Updated on March 7, 2012

*HubNugget winning entry

Even animals fight.

So seven billion people packed together with colorful emotions, a will to act, and a cache of needs and desires guarantees that emotions, choices, needs, and desires are surely going to clash at times. Tension between persons is never an easy thing to deal with, but it is normal and can be expected.

What is good though is the flexible nature of relationships. They stretch well to accommodate our assumptions, flare-ups, faults, and regrets and snap back just as well often stronger and healthier.
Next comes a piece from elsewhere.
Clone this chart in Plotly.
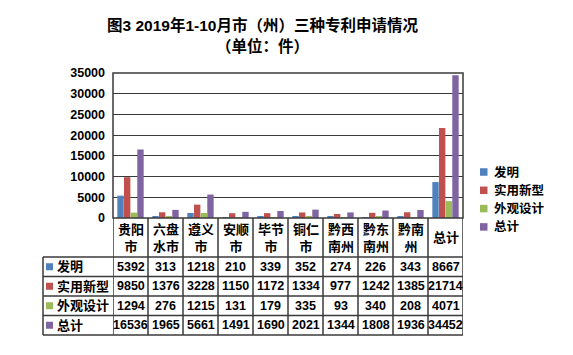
import plotly.graph_objects as go

categories = ["贵阳<br>市", "六盘<br>水市", "遵义<br>市", "安顺<br>市", "毕节<br>市", "铜仁<br>市", "黔西<br>南州", "黔东<br>南州", "黔南<br>州", "总计"]
series_names = ["发明", "实用新型", "外观设计", "总计"]
invention = [5392, 313, 1218, 210, 339, 352, 274, 226, 343, 8667]
utility = [9850, 1376, 3228, 1150, 1172, 1334, 977, 1242, 1385, 21714]
design = [1294, 276, 1215, 131, 179, 335, 93, 340, 208, 4071]
total = [16536, 1965, 5661, 1491, 1690, 2021, 1344, 1808, 1936, 34452]
colors = ["#4F81BD", "#C0504D", "#9BBB59", "#8064A2"]
y_ticks = [0, 5000, 10000, 15000, 20000, 25000, 30000, 35000]

series = [invention, utility, design, total]
FONT = "Liberation Sans, Arial, Noto Sans CJK SC, sans-serif"

OFF = 8  # browser body margin
W, H = 573 - OFF, 355 - OFF
L, R, T, B = 113 - OFF, 463 - OFF, 73 - OFF, 218 - OFF
PW, PH = R - L, B - T
def xp(px):
    return (px - OFF - L) / PW
def yp(py):
    return (B - (py - OFF)) / PH

xs = list(range(len(categories)))
fig = go.Figure()
for name, vals, c in zip(series_names, series, colors):
    fig.add_trace(go.Bar(x=xs, y=vals, name=name, showlegend=False,
                         marker=dict(color=c, line=dict(width=0))))

line_col = "#3a3a3a"
shapes = []
ann = []
row_edges = [257, 276.5, 296, 315.5, 335]
table_left = 43
for yy in row_edges:
    shapes.append(dict(type="line", xref="paper", yref="paper", x0=xp(table_left), x1=1,
                       y0=yp(yy), y1=yp(yy), line=dict(color=line_col, width=1.5)))
n = len(categories)
for k in range(n + 1):
    shapes.append(dict(type="line", xref="x", yref="paper", x0=k - 0.5, x1=k - 0.5,
                       y0=0, y1=yp(row_edges[-1]), line=dict(color=line_col, width=1.5)))
shapes.append(dict(type="line", xref="paper", yref="paper", x0=xp(table_left), x1=xp(table_left),
                   y0=yp(row_edges[0]), y1=yp(row_edges[-1]), line=dict(color=line_col, width=1.5)))
shapes.append(dict(type="rect", xref="paper", yref="paper", x0=0, x1=1, y0=0, y1=1,
                   line=dict(color=line_col, width=1.5)))

for k, cat in enumerate(categories):
    ann.append(dict(x=k, y=yp((218 + row_edges[0]) / 2), xref="x", yref="paper", text="<b>" + cat + "</b>",
                    showarrow=False, font=dict(size=13, color="black", family=FONT),
                    xanchor="center", yanchor="middle"))
for r, (name, vals, c) in enumerate(zip(series_names, series, colors)):
    yc = yp((row_edges[r] + row_edges[r + 1]) / 2)
    shapes.append(dict(type="rect", xref="paper", yref="paper", x0=xp(46), x1=xp(53),
                       y0=yc - 3.5 / PH, y1=yc + 3.5 / PH, fillcolor=c, line=dict(width=0)))
    ann.append(dict(x=xp(55), y=yc, xref="paper", yref="paper", text="<b>" + name + "</b>",
                    showarrow=False, font=dict(size=13, color="black", family=FONT),
                    xanchor="left", yanchor="middle"))
    for k, v in enumerate(vals):
        ann.append(dict(x=k, y=yc, xref="x", yref="paper", text="<b>" + str(v) + "</b>",
                        showarrow=False, font=dict(size=12.5, color="black", family=FONT),
                        xanchor="center", yanchor="middle"))

# legend (manual)
leg_y = [172, 190.3, 208.6, 226.9]
for name, c, ly in zip(series_names, colors, leg_y):
    shapes.append(dict(type="rect", xref="paper", yref="paper", x0=xp(480), x1=xp(487.5),
                       y0=yp(ly + 3.75), y1=yp(ly - 3.75), fillcolor=c, line=dict(width=0)))
    ann.append(dict(x=xp(492), y=yp(ly), xref="paper", yref="paper", text="<b>" + name + "</b>",
                    showarrow=False, font=dict(size=12.5, color="black", family=FONT),
                    xanchor="left", yanchor="middle"))

# title
ann.append(dict(x=xp(262), y=yp(25), xref="paper", yref="paper",
                text="<b>图3 2019年1-10月市（州）三种专利申请情况</b>", showarrow=False,
                font=dict(size=15.5, color="black", family=FONT), xanchor="center", yanchor="middle"))
ann.append(dict(x=xp(262), y=yp(46), xref="paper", yref="paper",
                text="<b>（单位：件）</b>", showarrow=False,
                font=dict(size=15.5, color="black", family=FONT), xanchor="center", yanchor="middle"))

fig.update_layout(
    width=W, height=H,
    margin=dict(l=L, r=W - R, t=T, b=H - B),
    paper_bgcolor="white", plot_bgcolor="white",
    barmode="group", bargap=0.24, bargroupgap=0.04,
    font=dict(family=FONT, color="black"),
    showlegend=False,
    xaxis=dict(range=[-0.5, n - 0.5], showticklabels=False, showgrid=False, zeroline=False,
               ticks="", fixedrange=True),
    yaxis=dict(range=[0, 35000], tickvals=y_ticks, ticktext=["<b>%d</b>" % t for t in y_ticks],
               showgrid=True, gridcolor=line_col, gridwidth=1.2, zeroline=False,
               tickfont=dict(size=12.5, color="black", family=FONT), ticks="", ticklen=0,
               ticklabelstandoff=7),
    shapes=shapes, annotations=ann,
)
fig.write_html("out.html")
But it’s not automatic. Relationships take work and threatened relationships require unremitting attention to nurture them back to health—that is, if this is the goal of the parties involved. We may treat troublesome relationships as if they no longer matter to us, but they do stress and even depress us. It is not possible that we can so easily detach ourselves from a bond in which we’ve invested large amounts of time, energy, and love. Dying relationships are just that, small deaths.

So how can we heal troubled relationships? I offer three suggestions.

Communicate

This means make sure the other person hears what you say as you mean it, and vice versa. Change is never a possibility until warring parties can agree to emotionally disengage and talk sensibly. Another way of saying it: close your chest of arsenals and open your heart. I understand that this can be difficult for some of us. Many people fear opening up emotionally. To do this means to expose ourselves to another person; and that is awkward for people who may have lived much of their lives hiding their true identity to settle for superficial individuality. So the point is not merely to communicate but to communicate honestly by going deeply within ourselves to clarify or resolve any issues that would foil an attempt to restore relationship with someone else.

Be Assertive

Get the results you want. No, this is not having your way…the whole problem. Instead, it is moving beyond the trifles of what did or didn’t happen to create agreeable relations (first) that will foster resolution. So, seek to understand and act orderly and in a negotiable way. Clearly state what you want and also learn to compromise. What assertiveness is not is aggression, and people make the mistake in their minds that if they are to assert themselves they have to be negative or belligerent. This is wrong. Assertiveness rests in communication know-how: the knowledge of what pleases you, the motivation to go after it, and the respectful attitude to win it.

Be Perceptive

It is important that we know how far to take an issue that gets personal, not because we don’t wish to put everything on the table but because some things may not be ready for exposure. People cannot always handle the truth about themselves. Think about yourself: the secrets or faults you may keep that no one knows about—you think. Think about the people you may have confronted with their own personal bombshells and how they reacted to you, especially in the days thereafter.

I was a counselor during my years in college and often had people come to me for advice, willingly sharing their lives with me. I truly cared for these people and could often perceive correctly things they were not telling me. I had to be careful about what I could confront and what needed to be let alone.

You see, to confront people with their private misgivings and fears at inappropriate times can upend them psychologically. If we’re conscionable people we ought to believe that we cannot say things to others simply because we feel the right to say it or because it needs to be said. It may need saying but it also needs to be carried out with the utmost respect and care for the other party, even if that person is dead-wrong on the issue.

So let these three points get you started in the right direction. Strong relations matter.